Maybe a couple lag shields and bolts to the concrete with 2-hole conduit clamps around the perimeter? Depending on how the wind is where you are don't skimp! My buddy used the screw in anchors for power poles and had a good wind tear them out of the ground.

BTW, awesome build, I've been following all along. Makes me want to go out and work on mine, but the weather here is a great incentive killer, not to mention neck pain and all the rest! Keep up the great work!
 
Maybe a couple lag shields and bolts to the concrete with 2-hole conduit clamps around the perimeter? Depending on how the wind is where you are don't skimp! My buddy used the screw in anchors for power poles and had a good wind tear them out of the ground.
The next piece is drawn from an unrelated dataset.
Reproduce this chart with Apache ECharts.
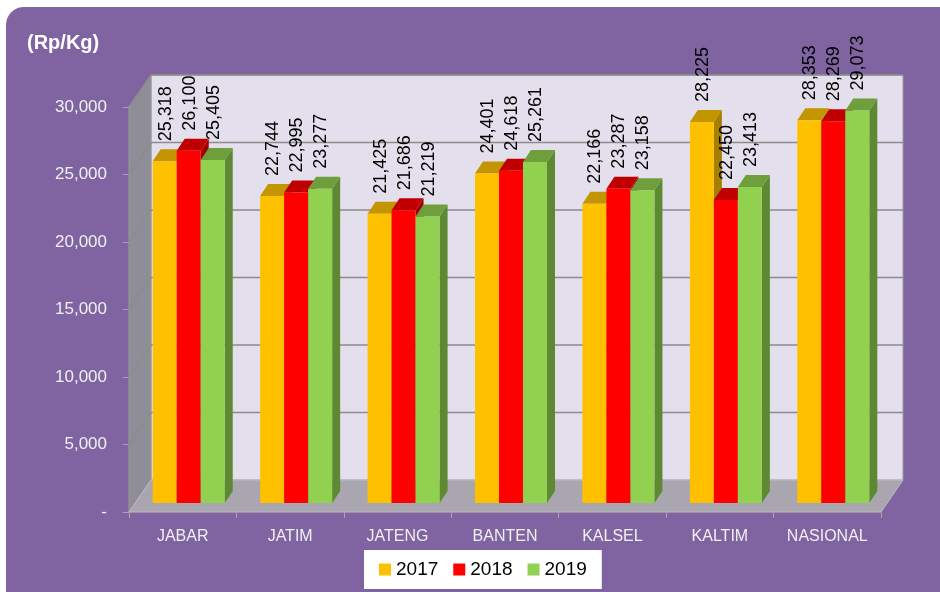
<!DOCTYPE html>
<html>
<head>
<meta charset="utf-8">
<script src="https://cdn.jsdelivr.net/npm/echarts@6/dist/echarts.min.js"></script>
<style>
  html, body { margin: 0; padding: 0; background: #fff; }
  #bg { position: absolute; left: 6px; top: 7px; width: 960px; height: 610px; background: #8064A2; border-radius: 18px; }
  #main { position: absolute; left: 0; top: 0; width: 940px; height: 592px; }
</style>
</head>
<body>
<div id="bg"></div>
<div id="main"></div>
<script>
// harga rata-rata per provinsi (Rp/Kg)
var categories = ['JABAR', 'JATIM', 'JATENG', 'BANTEN', 'KALSEL', 'KALTIM', 'NASIONAL'];
var years = ['2017', '2018', '2019'];
var data2017 = [25318, 22744, 21425, 24401, 22166, 28225, 28353];
var data2018 = [26100, 22995, 21686, 24618, 23287, 22450, 28269];
var data2019 = [25405, 23277, 21219, 25261, 23158, 23413, 29073];
var yMin = 0, yMax = 30000, yStep = 5000;

// warna: depan, atas, samping
var colors = [
    ['#FFC000', '#C39500', '#A67E00'],
    ['#FF0000', '#C00000', '#A00000'],
    ['#92D050', '#6F9E3C', '#5D8932']
];

var WALL = [22, -32];   // kedalaman dinding belakang
var BAR_OFF = [6, -9];  // posisi batang di lantai
var BAR_D = [8, -12];   // tebal batang

function fmt(v) {
    return v === 0 ? '-' : v.toLocaleString('en-US');
}

function frameRender(params, api) {
    var cs = params.coordSys;
    var x = cs.x, y = cs.y, w = cs.width, h = cs.height;
    var kids = [];
    kids.push({ type: 'rect', shape: { x: x + WALL[0], y: y + WALL[1], width: w, height: h },
        style: { fill: '#E4DFEC', stroke: '#9A9A9A', lineWidth: 1 } });
    kids.push({ type: 'polygon', shape: { points: [[x, y + h], [x, y], [x + WALL[0], y + WALL[1]], [x + WALL[0], y + h + WALL[1]]] },
        style: { fill: '#8F8E97', stroke: '#9A9A9A', lineWidth: 1 } });
    for (var v = yMin + yStep; v <= yMax; v += yStep) {
        var py = api.coord([0, v])[1];
        kids.push({ type: 'polyline', shape: { points: [[x, py], [x + WALL[0], py + WALL[1]], [x + w + WALL[0], py + WALL[1]]] },
            style: { stroke: '#8C8C8C', lineWidth: 1.5, fill: null } });
    }
    kids.push({ type: 'polygon', shape: { points: [[x, y + h], [x + w, y + h], [x + w + WALL[0], y + h + WALL[1]], [x + WALL[0], y + h + WALL[1]]] },
        style: { fill: '#A9A6B0', stroke: '#BDBDBD', lineWidth: 1 } });
    return { type: 'group', children: kids };
}

function barRender(si) {
    return function (params, api) {
        var ci = api.value(0), v = api.value(1);
        var band = api.size([1, 0])[0];
        var top = api.coord([ci, v]);
        var base = api.coord([ci, 0]);
        var bw = band * 0.2235;
        var x0 = top[0] - 1.5 * bw + si * bw + BAR_OFF[0];
        var x1 = x0 + bw;
        var yt = top[1] + BAR_OFF[1];
        var yb = base[1] + BAR_OFF[1];
        var c = colors[si];
        return {
            type: 'group',
            children: [
                { type: 'polygon', shape: { points: [[x1, yb], [x1, yt], [x1 + BAR_D[0], yt + BAR_D[1]], [x1 + BAR_D[0], yb + BAR_D[1]]] },
                  style: { fill: c[2] } },
                { type: 'polygon', shape: { points: [[x0, yt], [x1, yt], [x1 + BAR_D[0], yt + BAR_D[1]], [x0 + BAR_D[0], yt + BAR_D[1]]] },
                  style: { fill: c[1] } },
                { type: 'rect', shape: { x: x0, y: yt, width: bw, height: yb - yt }, style: { fill: c[0] } },
                { type: 'text', x: x0 + bw / 2 + 1, y: yt + BAR_D[1] - 8, rotation: Math.PI / 2,
                  style: { text: fmt(v), align: 'left', verticalAlign: 'middle', fill: '#000',
                           font: '18px "Liberation Sans", Arial, sans-serif' } }
            ]
        };
    };
}

function toPairs(arr) {
    return arr.map(function (v, i) { return [i, v]; });
}

var e = echarts.init(document.getElementById('main'));

option = {
    backgroundColor: 'transparent',
    textStyle: { fontFamily: '"Liberation Sans", Arial, sans-serif' },
    title: {
        text: '(Rp/Kg)',
        left: 22,
        top: 28,
        textStyle: { color: '#fff', fontSize: 20, fontWeight: 'bold' }
    },
    legend: {
        data: years,
        left: 364,
        top: 550,
        padding: [10, 15],
        itemGap: 15,
        itemWidth: 12,
        itemHeight: 12,
        icon: 'rect',
        backgroundColor: '#fff',
        textStyle: { color: '#000', fontSize: 19 }
    },
    grid: {
        left: 129,
        right: 59,
        top: 107,
        bottom: 80
    },
    xAxis: {
        type: 'category',
        data: categories,
        z: 5,
        axisLine: { show: false },
        axisTick: { show: true, length: 6, lineStyle: { color: '#A6A6A6' } },
        axisLabel: { color: '#F0F0F0', fontSize: 16, margin: 17 }
    },
    yAxis: {
        type: 'value',
        min: yMin,
        max: yMax,
        interval: yStep,
        axisLine: { show: false },
        axisTick: { show: true, length: 6, lineStyle: { color: '#A6A6A6' } },
        splitLine: { show: false },
        axisLabel: { color: '#F0F0F0', fontSize: 17, margin: 22, formatter: fmt }
    },
    series: [
        { name: 'frame', type: 'custom', z: 1, silent: true, renderItem: frameRender, data: [[0, 0]] },
        { name: '2017', type: 'custom', z: 3, renderItem: barRender(0), itemStyle: { color: colors[0][0] }, data: toPairs(data2017) },
        { name: '2018', type: 'custom', z: 3, renderItem: barRender(1), itemStyle: { color: colors[1][0] }, data: toPairs(data2018) },
        { name: '2019', type: 'custom', z: 3, renderItem: barRender(2), itemStyle: { color: colors[2][0] }, data: toPairs(data2019) }
    ]
};
e.setOption(option);
</script>
</body>
</html>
BTW, awesome build, I've been following all along. Makes me want to go out and work on mine, but the weather here is a great incentive killer, not to mention neck pain and all the rest! Keep up the great work!
English? :o I'm not up to speed in contractor jargin :p:

Thanks for the compliments man :bow:

Well, I'm just waiting on the heater now, its cold out there!!!!! Other than that, I ordered the carpet and door sill moldings for the rig, and sprung for the drivers side seat.......better be comfy!!!